Find every line with the word "this" and give their count, nothing else.

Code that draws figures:

* START *

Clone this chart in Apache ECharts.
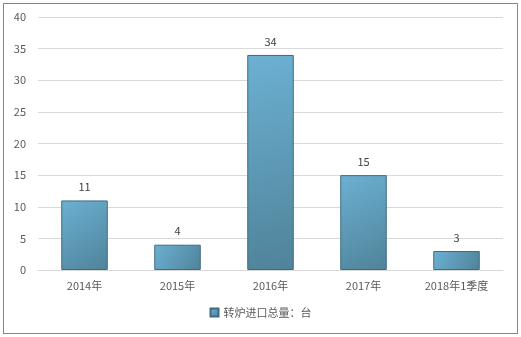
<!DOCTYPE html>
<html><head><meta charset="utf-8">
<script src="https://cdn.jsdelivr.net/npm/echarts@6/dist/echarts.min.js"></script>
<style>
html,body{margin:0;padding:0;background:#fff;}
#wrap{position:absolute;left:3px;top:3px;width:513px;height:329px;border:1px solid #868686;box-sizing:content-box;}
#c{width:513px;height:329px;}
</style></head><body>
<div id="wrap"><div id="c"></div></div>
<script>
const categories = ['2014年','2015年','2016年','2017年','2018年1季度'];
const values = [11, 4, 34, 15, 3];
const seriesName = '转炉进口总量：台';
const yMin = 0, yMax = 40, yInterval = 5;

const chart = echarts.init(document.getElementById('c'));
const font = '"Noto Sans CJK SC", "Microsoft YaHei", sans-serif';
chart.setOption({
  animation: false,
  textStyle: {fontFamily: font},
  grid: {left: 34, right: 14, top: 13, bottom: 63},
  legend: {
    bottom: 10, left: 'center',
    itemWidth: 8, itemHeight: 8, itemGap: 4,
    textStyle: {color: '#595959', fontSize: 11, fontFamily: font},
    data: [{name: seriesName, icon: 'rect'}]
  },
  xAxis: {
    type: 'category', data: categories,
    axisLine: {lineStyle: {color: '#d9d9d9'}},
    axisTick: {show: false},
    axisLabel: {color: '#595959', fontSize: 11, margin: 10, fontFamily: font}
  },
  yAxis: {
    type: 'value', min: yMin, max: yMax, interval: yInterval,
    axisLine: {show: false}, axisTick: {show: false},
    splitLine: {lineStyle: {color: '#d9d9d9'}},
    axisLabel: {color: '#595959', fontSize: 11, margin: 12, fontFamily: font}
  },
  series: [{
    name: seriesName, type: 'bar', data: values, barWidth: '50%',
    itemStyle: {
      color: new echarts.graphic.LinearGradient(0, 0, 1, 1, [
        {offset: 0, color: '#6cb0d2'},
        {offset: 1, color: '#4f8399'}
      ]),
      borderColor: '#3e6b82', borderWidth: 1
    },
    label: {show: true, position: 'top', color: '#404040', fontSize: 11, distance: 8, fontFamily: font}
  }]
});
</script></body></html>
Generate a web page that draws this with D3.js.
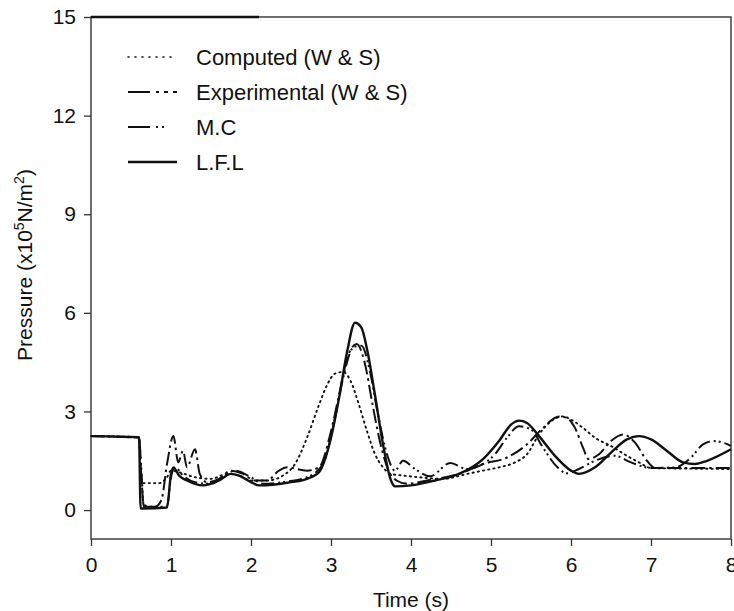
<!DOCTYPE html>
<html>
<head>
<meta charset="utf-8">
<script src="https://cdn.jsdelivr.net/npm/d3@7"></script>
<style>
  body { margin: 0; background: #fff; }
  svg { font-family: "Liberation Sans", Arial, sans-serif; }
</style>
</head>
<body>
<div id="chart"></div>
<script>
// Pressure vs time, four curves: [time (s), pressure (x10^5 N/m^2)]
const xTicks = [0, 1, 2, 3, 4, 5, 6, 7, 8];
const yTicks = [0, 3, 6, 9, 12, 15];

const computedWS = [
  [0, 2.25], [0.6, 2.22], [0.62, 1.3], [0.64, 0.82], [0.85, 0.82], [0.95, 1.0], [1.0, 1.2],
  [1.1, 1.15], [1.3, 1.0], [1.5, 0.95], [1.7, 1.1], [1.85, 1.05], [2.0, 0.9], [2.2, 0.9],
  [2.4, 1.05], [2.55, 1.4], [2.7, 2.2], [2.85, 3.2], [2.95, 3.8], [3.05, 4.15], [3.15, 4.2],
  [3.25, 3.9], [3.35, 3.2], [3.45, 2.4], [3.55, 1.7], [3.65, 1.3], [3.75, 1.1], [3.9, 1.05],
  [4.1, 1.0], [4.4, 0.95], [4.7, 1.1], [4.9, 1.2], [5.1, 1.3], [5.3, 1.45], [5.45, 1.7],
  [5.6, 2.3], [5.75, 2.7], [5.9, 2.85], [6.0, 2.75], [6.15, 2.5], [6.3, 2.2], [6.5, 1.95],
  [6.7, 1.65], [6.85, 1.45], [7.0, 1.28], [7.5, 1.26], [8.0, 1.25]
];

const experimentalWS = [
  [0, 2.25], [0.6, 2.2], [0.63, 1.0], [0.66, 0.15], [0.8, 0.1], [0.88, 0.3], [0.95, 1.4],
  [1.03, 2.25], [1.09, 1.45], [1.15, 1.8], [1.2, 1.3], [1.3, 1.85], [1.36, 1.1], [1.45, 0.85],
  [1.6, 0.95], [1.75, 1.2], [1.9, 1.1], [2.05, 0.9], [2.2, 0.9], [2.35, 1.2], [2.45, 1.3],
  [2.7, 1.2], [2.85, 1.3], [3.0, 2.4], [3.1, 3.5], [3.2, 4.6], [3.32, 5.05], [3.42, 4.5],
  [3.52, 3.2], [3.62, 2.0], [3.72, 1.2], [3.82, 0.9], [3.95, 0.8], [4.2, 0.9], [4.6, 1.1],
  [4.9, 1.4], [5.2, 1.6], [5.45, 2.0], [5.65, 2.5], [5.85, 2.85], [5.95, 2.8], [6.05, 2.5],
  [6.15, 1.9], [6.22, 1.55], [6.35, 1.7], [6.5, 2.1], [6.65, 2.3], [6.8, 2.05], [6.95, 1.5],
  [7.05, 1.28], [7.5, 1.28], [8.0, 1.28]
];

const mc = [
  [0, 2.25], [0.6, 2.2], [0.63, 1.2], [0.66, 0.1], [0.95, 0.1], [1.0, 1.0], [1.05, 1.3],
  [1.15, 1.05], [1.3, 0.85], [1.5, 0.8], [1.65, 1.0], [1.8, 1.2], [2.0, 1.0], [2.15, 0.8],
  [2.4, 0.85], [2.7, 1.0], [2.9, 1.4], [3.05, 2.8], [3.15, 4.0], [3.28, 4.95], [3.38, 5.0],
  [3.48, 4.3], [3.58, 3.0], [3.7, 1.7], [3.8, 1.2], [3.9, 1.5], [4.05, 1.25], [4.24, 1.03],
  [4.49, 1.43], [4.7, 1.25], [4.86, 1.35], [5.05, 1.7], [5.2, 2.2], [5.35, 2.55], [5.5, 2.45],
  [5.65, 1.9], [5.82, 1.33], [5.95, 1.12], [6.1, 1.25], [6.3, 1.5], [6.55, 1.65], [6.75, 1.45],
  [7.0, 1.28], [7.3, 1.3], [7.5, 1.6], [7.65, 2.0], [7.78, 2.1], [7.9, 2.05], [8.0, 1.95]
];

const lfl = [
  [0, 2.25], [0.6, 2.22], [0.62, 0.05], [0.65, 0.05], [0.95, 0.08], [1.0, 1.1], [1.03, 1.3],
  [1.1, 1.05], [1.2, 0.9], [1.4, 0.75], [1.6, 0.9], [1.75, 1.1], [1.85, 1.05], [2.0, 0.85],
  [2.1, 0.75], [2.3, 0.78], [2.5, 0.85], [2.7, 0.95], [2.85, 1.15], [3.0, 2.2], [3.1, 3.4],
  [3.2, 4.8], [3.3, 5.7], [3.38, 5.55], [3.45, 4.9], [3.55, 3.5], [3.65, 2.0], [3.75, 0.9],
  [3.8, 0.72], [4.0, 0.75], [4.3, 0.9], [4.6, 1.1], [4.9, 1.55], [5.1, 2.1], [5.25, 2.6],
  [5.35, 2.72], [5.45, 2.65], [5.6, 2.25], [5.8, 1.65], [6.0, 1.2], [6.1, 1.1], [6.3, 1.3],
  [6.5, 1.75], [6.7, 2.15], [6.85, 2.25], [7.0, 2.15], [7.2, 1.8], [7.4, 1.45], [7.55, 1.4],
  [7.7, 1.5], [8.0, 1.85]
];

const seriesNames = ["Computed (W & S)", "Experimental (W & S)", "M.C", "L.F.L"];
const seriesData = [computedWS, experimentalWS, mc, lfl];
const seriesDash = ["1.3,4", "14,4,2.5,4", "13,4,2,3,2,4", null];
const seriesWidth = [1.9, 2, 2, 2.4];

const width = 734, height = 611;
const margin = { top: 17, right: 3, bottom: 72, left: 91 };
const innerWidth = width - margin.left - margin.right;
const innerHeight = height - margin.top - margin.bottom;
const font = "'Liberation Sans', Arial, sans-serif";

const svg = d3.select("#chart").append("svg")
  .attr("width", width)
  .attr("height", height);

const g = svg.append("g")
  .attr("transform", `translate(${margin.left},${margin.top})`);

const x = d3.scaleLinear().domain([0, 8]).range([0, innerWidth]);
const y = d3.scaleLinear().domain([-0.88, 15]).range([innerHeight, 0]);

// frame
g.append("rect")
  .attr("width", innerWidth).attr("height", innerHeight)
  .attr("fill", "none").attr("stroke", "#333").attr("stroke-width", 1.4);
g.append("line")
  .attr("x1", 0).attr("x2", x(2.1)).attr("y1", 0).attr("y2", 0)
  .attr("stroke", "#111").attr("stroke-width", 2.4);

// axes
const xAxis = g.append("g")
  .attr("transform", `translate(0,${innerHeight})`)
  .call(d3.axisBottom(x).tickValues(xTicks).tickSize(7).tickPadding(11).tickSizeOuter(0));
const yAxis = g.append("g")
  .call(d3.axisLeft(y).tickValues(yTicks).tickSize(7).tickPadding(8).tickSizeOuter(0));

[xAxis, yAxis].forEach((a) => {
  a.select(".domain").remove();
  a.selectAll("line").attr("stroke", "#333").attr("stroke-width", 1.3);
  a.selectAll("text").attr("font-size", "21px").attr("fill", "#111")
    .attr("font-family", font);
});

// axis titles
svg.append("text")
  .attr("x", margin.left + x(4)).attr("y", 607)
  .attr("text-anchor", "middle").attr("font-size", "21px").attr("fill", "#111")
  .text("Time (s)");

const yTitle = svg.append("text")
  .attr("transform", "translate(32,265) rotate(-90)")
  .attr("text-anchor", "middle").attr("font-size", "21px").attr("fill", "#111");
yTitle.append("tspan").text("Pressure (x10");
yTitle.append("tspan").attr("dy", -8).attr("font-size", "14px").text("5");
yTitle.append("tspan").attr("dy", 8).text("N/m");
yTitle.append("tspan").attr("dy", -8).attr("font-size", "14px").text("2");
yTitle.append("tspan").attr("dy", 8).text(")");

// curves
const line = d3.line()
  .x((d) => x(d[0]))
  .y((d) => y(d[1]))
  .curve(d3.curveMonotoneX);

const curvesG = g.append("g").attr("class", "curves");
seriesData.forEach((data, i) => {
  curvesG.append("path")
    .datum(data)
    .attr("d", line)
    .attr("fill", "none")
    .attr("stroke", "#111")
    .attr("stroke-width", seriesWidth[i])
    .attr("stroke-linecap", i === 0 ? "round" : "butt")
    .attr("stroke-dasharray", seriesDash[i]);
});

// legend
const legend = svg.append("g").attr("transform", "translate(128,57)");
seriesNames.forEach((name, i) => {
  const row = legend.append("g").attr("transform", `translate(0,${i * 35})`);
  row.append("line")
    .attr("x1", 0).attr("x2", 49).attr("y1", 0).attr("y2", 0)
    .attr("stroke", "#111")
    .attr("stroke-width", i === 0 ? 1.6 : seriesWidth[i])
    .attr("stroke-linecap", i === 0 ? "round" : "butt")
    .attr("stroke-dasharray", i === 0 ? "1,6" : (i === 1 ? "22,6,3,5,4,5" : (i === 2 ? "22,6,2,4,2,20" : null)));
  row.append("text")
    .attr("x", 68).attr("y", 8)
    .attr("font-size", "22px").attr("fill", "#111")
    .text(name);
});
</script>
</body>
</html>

* END *

- Answer to the exercise
2